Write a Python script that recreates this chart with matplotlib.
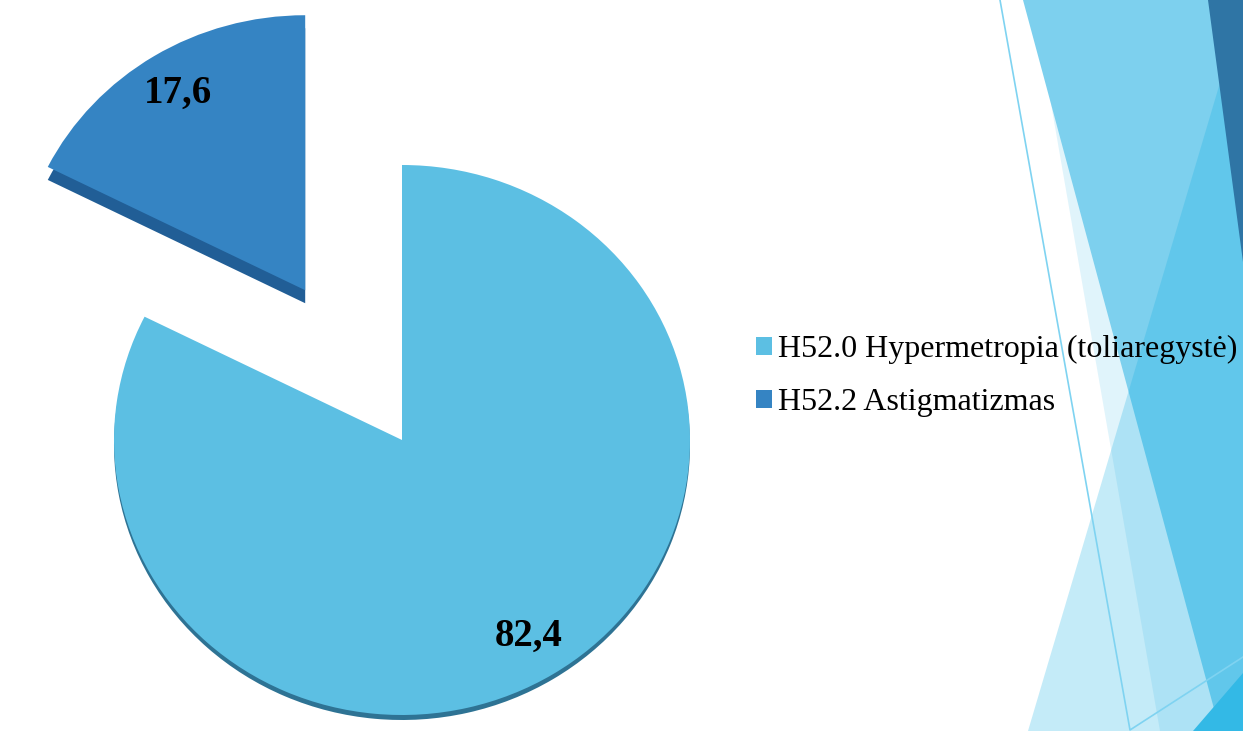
import matplotlib.pyplot as plt
from matplotlib.patches import Polygon

W, H = 1243, 731

labels = ['H52.0 Hypermetropia (toliaregystė)', 'H52.2 Astigmatizmas']
values = [82.4, 17.6]
colors = ['#5CBFE3', '#3584C3']
side_colors = ['#2E7394', '#215E96']   # darker "3d" side faces

plt.rcParams['font.family'] = ['Liberation Serif', 'DejaVu Serif']

fig = plt.figure(figsize=(W / 100, H / 100), dpi=100)

# slide decoration on the right, in pixel coords
bg = fig.add_axes([0, 0, 1, 1], zorder=0)
bg.set_xlim(0, W)
bg.set_ylim(H, 0)
bg.axis('off')

shapes = [
    ([(1033, 0), (1243, 0), (1243, 731), (1160, 731)], '#49BEE8', 0.17),
    ([(1023, 0), (1243, 0), (1243, 731), (1220, 731)], '#7DD0EE', 1.0),
    ([(1028, 731), (1243, 5), (1243, 731)], '#0CACE2', 0.24),
    ([(1208, 0), (1243, 0), (1243, 262)], '#2F75A5', 1.0),
    ([(1193, 731), (1243, 673), (1243, 731)], '#33B9E6', 1.0),
]
for pts, c, a in shapes:
    bg.add_patch(Polygon(pts, closed=True, facecolor=c, alpha=a, lw=0))
bg.plot([1000, 1130, 1243], [0, 730, 657], color='#7FD3F1', lw=1.2)

# pie, 1 unit = rx px across, ry px up
ax = fig.add_axes([0, 0, 1, 1], zorder=2)
ax.set_facecolor('none')
cx, cy, rx, ry = 402, 440, 288, 275
common = dict(startangle=90, counterclock=False, explode=[0, 0.64])

ax.pie(values, colors=[side_colors[0], 'none'], center=(0, -5 / ry), **common)
ax.pie(values, colors=['none', side_colors[1]], center=(0, -13 / ry), **common)
wedges, texts, autotexts = ax.pie(
    values, colors=colors,
    autopct=lambda p: f'{p:.1f}'.replace('.', ','),
    pctdistance=0.84,
    textprops=dict(fontsize=28, fontweight='bold', color='black'),
    **common)

ax.set_aspect('auto')
ax.set_xlim(-cx / rx, (W - cx) / rx)
ax.set_ylim(-(H - cy) / ry, cy / ry)

fig.legend(wedges, labels, loc='center left',
           bbox_to_anchor=(756 / W, 1 - 376 / H),
           frameon=False, fontsize=23,
           handlelength=0.5, handleheight=0.5, handletextpad=0.2,
           labelspacing=0.75, borderpad=0, borderaxespad=0)

fig.savefig('out.png', dpi=100)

= = = = = = =

→ **WORK TO BE COMPLETED**
Repeat the listing above exactly from its first line to the line containing "657], color='#7FD3F1', lw=1.2)", both included, and omit the pictures.

→ **RESULT BELOW**
Write a Python script that recreates this chart with matplotlib.
import matplotlib.pyplot as plt
from matplotlib.patches import Polygon

W, H = 1243, 731

labels = ['H52.0 Hypermetropia (toliaregystė)', 'H52.2 Astigmatizmas']
values = [82.4, 17.6]
colors = ['#5CBFE3', '#3584C3']
side_colors = ['#2E7394', '#215E96']   # darker "3d" side faces

plt.rcParams['font.family'] = ['Liberation Serif', 'DejaVu Serif']

fig = plt.figure(figsize=(W / 100, H / 100), dpi=100)

# slide decoration on the right, in pixel coords
bg = fig.add_axes([0, 0, 1, 1], zorder=0)
bg.set_xlim(0, W)
bg.set_ylim(H, 0)
bg.axis('off')

shapes = [
    ([(1033, 0), (1243, 0), (1243, 731), (1160, 731)], '#49BEE8', 0.17),
    ([(1023, 0), (1243, 0), (1243, 731), (1220, 731)], '#7DD0EE', 1.0),
    ([(1028, 731), (1243, 5), (1243, 731)], '#0CACE2', 0.24),
    ([(1208, 0), (1243, 0), (1243, 262)], '#2F75A5', 1.0),
    ([(1193, 731), (1243, 673), (1243, 731)], '#33B9E6', 1.0),
]
for pts, c, a in shapes:
    bg.add_patch(Polygon(pts, closed=True, facecolor=c, alpha=a, lw=0))
bg.plot([1000, 1130, 1243], [0, 730, 657], color='#7FD3F1', lw=1.2)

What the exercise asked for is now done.